= Entries provided =
####################

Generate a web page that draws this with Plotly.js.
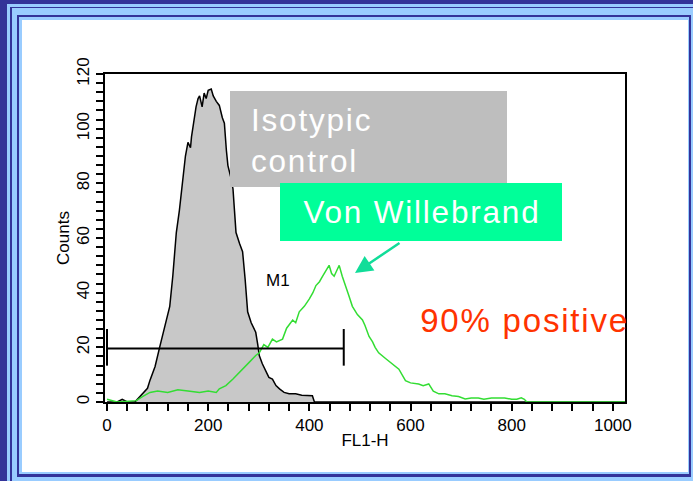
<!DOCTYPE html>
<html>
<head>
<meta charset="utf-8">
<script src="https://cdn.plot.ly/plotly-3.0.1.min.js"></script>
<style>
  html, body { margin: 0; padding: 0; background: #333399; overflow: hidden; }
  #frame { position: absolute; left: 0; top: 0; width: 693px; height: 481px; }
  #frame div { position: absolute; }
  #chart { position: absolute; left: 0; top: 0; width: 693px; height: 481px; }
  #chart .annotation[data-index="0"] text,
  #chart .annotation[data-index="1"] text,
  #chart .annotation[data-index="2"] text { letter-spacing: 1.8px; }
</style>
</head>
<body>
<div id="frame"></div>
<div id="chart"></div>
<script>
// ---- Data ----
// Isotypic control histogram (FL1-H channel, counts)
const isoX = [0, 20, 30, 40, 55, 60, 70, 80, 85, 95, 104, 115, 124, 130, 137, 143, 150, 155, 160, 165, 167, 172, 176, 180, 183, 188, 192, 196, 200, 206, 210, 216, 222, 228, 232, 236, 239, 245, 249, 252, 255, 262, 268, 273, 278, 285, 294, 298, 301, 307, 314, 320, 327, 334, 341, 350, 360, 373, 385, 395, 406, 410, 1024];
const isoY = [0, 0, 1, 0, 0, 1, 3, 5, 8, 13, 20, 28, 35, 46, 62, 70, 82, 90, 95, 93, 97, 104, 108, 111, 112, 108, 113, 111, 114, 114.5, 112, 110, 108.5, 104, 102, 92, 86.5, 82, 78, 70, 62, 58, 55, 45, 33, 29, 25.5, 21, 17, 14, 11, 9, 8.4, 6, 4.8, 3.5, 3, 3, 2.5, 2.3, 2.3, 0, 0];
// Von Willebrand histogram
const vwfX = [0, 10, 20, 58, 70, 85, 100, 120, 140, 160, 183, 200, 216, 222, 235, 249, 262, 281, 294, 301, 310, 318, 327, 335, 347, 355, 367, 373, 380, 390, 400, 407, 413, 420, 426, 432, 439, 444, 449, 454, 459, 465, 472, 478, 485, 495, 505, 510, 518, 525, 530, 537, 550, 564, 577, 590, 600, 616, 625, 636, 645, 656, 668, 682, 695, 708, 720, 734, 745, 760, 775, 786, 800, 810, 819, 825, 830, 1024];
const vwfY = [1, 0.5, 0, 0.5, 2, 3.5, 4, 3.5, 4.5, 4, 3.5, 4, 3.5, 4.8, 6, 8.4, 11, 14.5, 17, 18, 21, 20, 23, 22, 23, 27, 30, 29, 33, 35, 37.7, 40, 42.6, 44, 46, 48, 50, 47, 46, 48, 50, 46, 42.6, 39, 35, 32, 30, 28, 24, 22, 20, 18, 16, 14, 12, 7.8, 7, 6.6, 6, 6.6, 4, 3, 3, 2.3, 2, 1.1, 1.5, 1.5, 1, 1.5, 1.5, 1.5, 1, 1, 1.5, 1, 0, 0];
// M1 marker gate
const m1Start = 0;
const m1End = 468;
const m1Level = 19.6;
const m1CapLow = 13.3;
const m1CapHigh = 26.7;
// Axis ticks: labelled ticks and the number of small ticks between them
const xTickLabels = [0, 200, 400, 600, 800, 1000];
const xSubdivisions = 5;
const yTickLabels = [0, 20, 40, 60, 80, 100, 120];
const ySubdivisions = 6;
// Texts
const xTitle = 'FL1-H';
const yTitle = 'Counts';
const isoLabel = 'Isotypic<br>control';
const vwfLabel = 'Von Willebrand';
const posLabel = '90% positive';
const m1Label = 'M1';

// build tick positions: labelled ticks plus unlabelled subdivisions
function buildTicks(labels, sub) {
  const vals = [], text = [];
  for (let i = 0; i < labels.length; i++) {
    vals.push(labels[i]); text.push(String(labels[i]));
    if (i < labels.length - 1) {
      const step = (labels[i + 1] - labels[i]) / sub;
      for (let k = 1; k < sub; k++) { vals.push(labels[i] + k * step); text.push(''); }
    }
  }
  return { vals, text };
}
const xT = buildTicks(xTickLabels, xSubdivisions);
const yT = buildTicks(yTickLabels, ySubdivisions);

// ---- Decorative slide frame (nested blue borders), drawn behind the chart ----
const DARK = '#333399', LIGHT = '#99ccff';
const frameRects = [
  [7, 4, 693, 481, LIGHT],
  [10, 7, 693, 481, DARK],
  [12, 8, 693, 481, LIGHT],
  [17, 15, 691, 477, DARK],
  [19, 17, 689, 474, LIGHT],
  [22, 20, 688, 472, '#ffffff']
];
const frameEl = document.getElementById('frame');
frameRects.forEach(([x0, y0, x1, y1, c]) => {
  const d = document.createElement('div');
  d.style.left = x0 + 'px'; d.style.top = y0 + 'px';
  d.style.width = (x1 - x0) + 'px'; d.style.height = (y1 - y0) + 'px';
  d.style.background = c;
  frameEl.appendChild(d);
});

// ---- Layout geometry (pixels) ----
const W = 693, H = 481;
const M = { l: 105, r: 68, t: 74, b: 79 };
const PW = W - M.l - M.r, PH = H - M.t - M.b;
const px = x => (x - M.l) / PW;          // pixel x -> paper
const py = y => (H - M.b - y) / PH;      // pixel y -> paper

function rect(x0, y0, x1, y1, color) {
  return { type: 'rect', xref: 'paper', yref: 'paper', x0: px(x0), x1: px(x1), y0: py(y1), y1: py(y0),
           fillcolor: color, line: { width: 0 }, layer: 'above' };
}
const shapes = [
  rect(230, 91, 507, 187, '#bebebe'),
  rect(280, 183, 562, 241, '#00ff99')
];

const bigFont = 'Liberation Sans, Arial, sans-serif';
const axFont = 'Liberation Sans, Arial, sans-serif';

const traces = [
  { x: isoX, y: isoY, type: 'scatter', mode: 'lines', fill: 'tozeroy',
    fillcolor: '#c8c8c8', line: { color: '#000000', width: 1.5 }, hoverinfo: 'skip' },
  { x: vwfX, y: vwfY, type: 'scatter', mode: 'lines',
    line: { color: '#33dd33', width: 1.5 }, hoverinfo: 'skip' },
  { x: [m1Start, m1Start, null, m1Start, m1End, null, m1End, m1End],
    y: [m1CapLow, m1CapHigh, null, m1Level, m1Level, null, m1CapLow, m1CapHigh],
    type: 'scatter', mode: 'lines', line: { color: '#000000', width: 2 }, hoverinfo: 'skip' }
];

const layout = {
  width: W, height: H,
  margin: M,
  paper_bgcolor: 'rgba(0,0,0,0)',
  plot_bgcolor: '#ffffff',
  showlegend: false,
  shapes: shapes,
  xaxis: {
    range: [-4, 1024], tickmode: 'array', tickvals: xT.vals, ticktext: xT.text,
    ticks: 'outside', ticklen: 7, tickwidth: 2, tickcolor: '#000',
    showline: true, linecolor: '#000', linewidth: 2, mirror: true,
    showgrid: false, zeroline: false,
    tickfont: { family: axFont, size: 17, color: '#000' },
    title: { text: xTitle, font: { family: axFont, size: 17, color: '#000' }, standoff: 0 }
  },
  yaxis: {
    range: [0, 120], tickmode: 'array', tickvals: yT.vals, ticktext: yT.text, tickangle: -90,
    ticks: 'outside', ticklen: 7, tickwidth: 2, tickcolor: '#000',
    showline: true, linecolor: '#000', linewidth: 2, mirror: true,
    showgrid: false, zeroline: false,
    tickfont: { family: axFont, size: 17, color: '#000' },
    title: { text: yTitle, font: { family: axFont, size: 17, color: '#000' }, standoff: 0 }
  },
  annotations: [
    { xref: 'paper', yref: 'paper', x: px(249), y: py(140), xanchor: 'left', yanchor: 'middle',
      text: isoLabel, align: 'left', showarrow: false,
      font: { family: bigFont, size: 31.5, color: '#ffffff' } },
    { xref: 'paper', yref: 'paper', x: px(422), y: py(212), xanchor: 'center', yanchor: 'middle',
      text: vwfLabel, showarrow: false,
      font: { family: bigFont, size: 31.5, color: '#ffffff' } },
    { xref: 'paper', yref: 'paper', x: px(524), y: py(320), xanchor: 'center', yanchor: 'middle',
      text: posLabel, showarrow: false,
      font: { family: bigFont, size: 33, color: '#ff3300' } },
    { xref: 'paper', yref: 'paper', x: px(278), y: py(280), xanchor: 'center', yanchor: 'middle',
      text: m1Label, showarrow: false,
      font: { family: axFont, size: 17, color: '#000' } },
    { xref: 'paper', yref: 'paper', x: px(355), y: py(273), text: '', showarrow: true,
      ax: 46, ay: -31, arrowcolor: '#11dd99', arrowwidth: 2.5, arrowhead: 2, arrowsize: 1.4, standoff: 0 }
  ]
};

Plotly.newPlot('chart', traces, layout, { staticPlot: true, displayModeBar: false });
</script>
</body>
</html>
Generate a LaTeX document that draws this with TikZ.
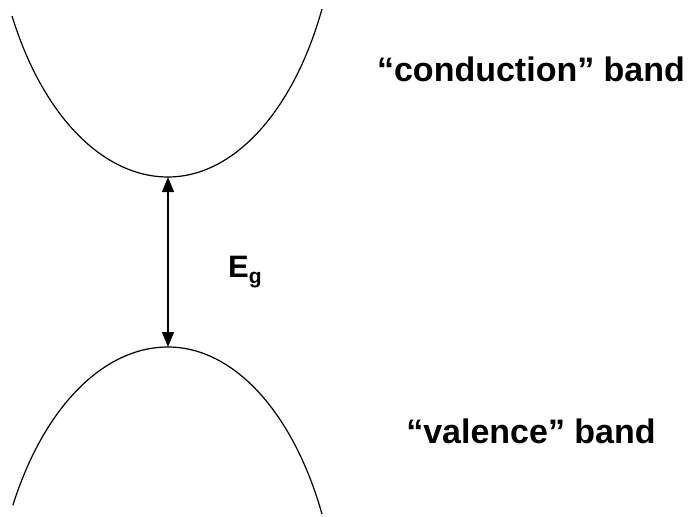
\documentclass[tikz,border=0pt]{standalone}
\usepackage{fontspec}
\setmainfont{Liberation Sans}
\usetikzlibrary{arrows.meta}

\begin{document}
\begin{tikzpicture}[
  x=1pt, y=-1pt,
  band/.style={line width=1.2pt, draw=black},
  gap/.style={{Triangle[length=15pt,width=12pt]}-{Triangle[length=15pt,width=12pt]}, line width=1.2pt},
  lbl/.style={font=\fontsize{34pt}{40pt}\bfseries\selectfont, inner sep=0pt, anchor=base}
]
\useasboundingbox (0,0) rectangle (692,516);
\coordinate (cbot) at (168,177);
\coordinate (vtop) at (168,347);
% bands
\draw[band] (cbot) arc[start angle=90, end angle=152.4, x radius=176, y radius=300];
\draw[band] (cbot) arc[start angle=90, end angle=26.1, x radius=171.5, y radius=300];
\draw[band] (vtop) arc[start angle=-90, end angle=-151.8, x radius=176, y radius=300];
\draw[band] (vtop) arc[start angle=-90, end angle=-26.3, x radius=171.8, y radius=300];
\draw[gap] (cbot) -- (vtop);
\node[lbl] (cond) at (531,82) {“conduction” band};
\node[lbl] (val) at (531,443) {“valence” band};
\node[lbl, anchor=base west, font=\fontsize{31pt}{36pt}\bfseries\selectfont] (eg) at (228,277) {E\raisebox{-6pt}{\fontsize{21pt}{24pt}\selectfont g}};
\end{tikzpicture}
\end{document}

####################

= What is being asked =
Write out, exactly as given, the line containing "Generate a LaTeX" and every line after it through the end, with no pictures.

= Written reply =
Generate a LaTeX document that draws this with TikZ.
\documentclass[tikz,border=0pt]{standalone}
\usepackage{fontspec}
\setmainfont{Liberation Sans}
\usetikzlibrary{arrows.meta}

\begin{document}
\begin{tikzpicture}[
  x=1pt, y=-1pt,
  band/.style={line width=1.2pt, draw=black},
  gap/.style={{Triangle[length=15pt,width=12pt]}-{Triangle[length=15pt,width=12pt]}, line width=1.2pt},
  lbl/.style={font=\fontsize{34pt}{40pt}\bfseries\selectfont, inner sep=0pt, anchor=base}
]
\useasboundingbox (0,0) rectangle (692,516);
\coordinate (cbot) at (168,177);
\coordinate (vtop) at (168,347);
% bands
\draw[band] (cbot) arc[start angle=90, end angle=152.4, x radius=176, y radius=300];
\draw[band] (cbot) arc[start angle=90, end angle=26.1, x radius=171.5, y radius=300];
\draw[band] (vtop) arc[start angle=-90, end angle=-151.8, x radius=176, y radius=300];
\draw[band] (vtop) arc[start angle=-90, end angle=-26.3, x radius=171.8, y radius=300];
\draw[gap] (cbot) -- (vtop);
\node[lbl] (cond) at (531,82) {“conduction” band};
\node[lbl] (val) at (531,443) {“valence” band};
\node[lbl, anchor=base west, font=\fontsize{31pt}{36pt}\bfseries\selectfont] (eg) at (228,277) {E\raisebox{-6pt}{\fontsize{21pt}{24pt}\selectfont g}};
\end{tikzpicture}
\end{document}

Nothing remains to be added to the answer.